I sincerely commend the new clause to my right hon. Friend the Minister of State and I hope that he will listen carefully and sympathetically to what has been said tonight and accept that the unjust anomaly should be addressed. I hope that he will undertake to make acceptable proposals of his own for putting the matter right. We have spoken briefly but to the point and I hope that the Government will make proposals to put right the current unjust anomaly.

Mr. Curry

As my hon. Friends will know, we can add to the list of eligible properties and businesses under the order-making powers that are attached to the Bill. We would look to use that mechanism in any additions we made to the Bill and on those grounds I will ask my hon. Friends to withdraw the new clause.

I wish to state clearly, so that there is no misunderstanding, that I am in two minds on the issue. There is a good case on both sides of the argument. As my hon. Friend the Member for Batley and Spen (Mrs. Peacock) said, the land tribunals have defined the problem recently so the legal uncertainty is now at an end.
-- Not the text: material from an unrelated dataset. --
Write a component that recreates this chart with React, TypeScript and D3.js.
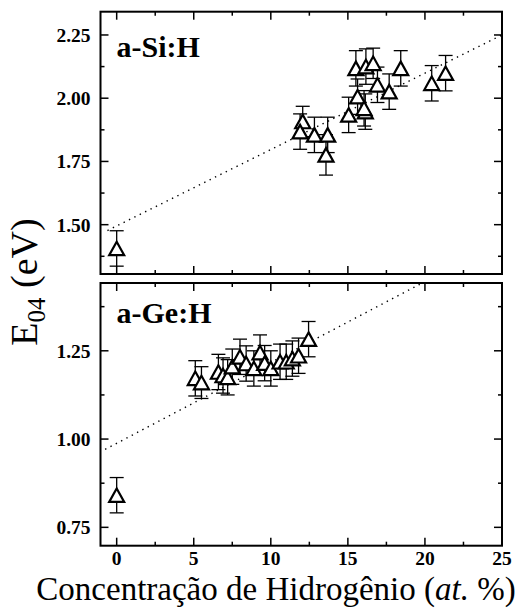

She also admitted that the way some builders use the showhouses has a business element. When showhouses lie empty for a while, we must also take into account the tax treatment of empty properties under the council tax regime.

Equally, I can see that placing show houses on the business rate list—even for a short time—and moving them on to the council tax list once they are sold as dwellings would place an administrative burden on the council tax payer and the Valuation Office. Therefore, on the grounds of deregulation, there is a case to be listened to. I can tell my hon. Friends the Members for Batley and Spen and for Macclesfield that I am ready to listen to that case and I am willing to receive representations to balance the arguments. If they can persuade me that this is the correct move, I will use the order-making powers in the Bill to bring it into effect and I shall do so conterminously with the discussions on the legislation.

Mrs. Peacock

My right hon. Friend the Minister of State has obviously listened to what I and my hon. Friend the Member for Macclesfield have had to say, and I hope that he will be able to introduce a measure along the lines that we have suggested. I therefore beg to ask leave to withdraw the motion.

Motion and clause, by leave, withdrawn.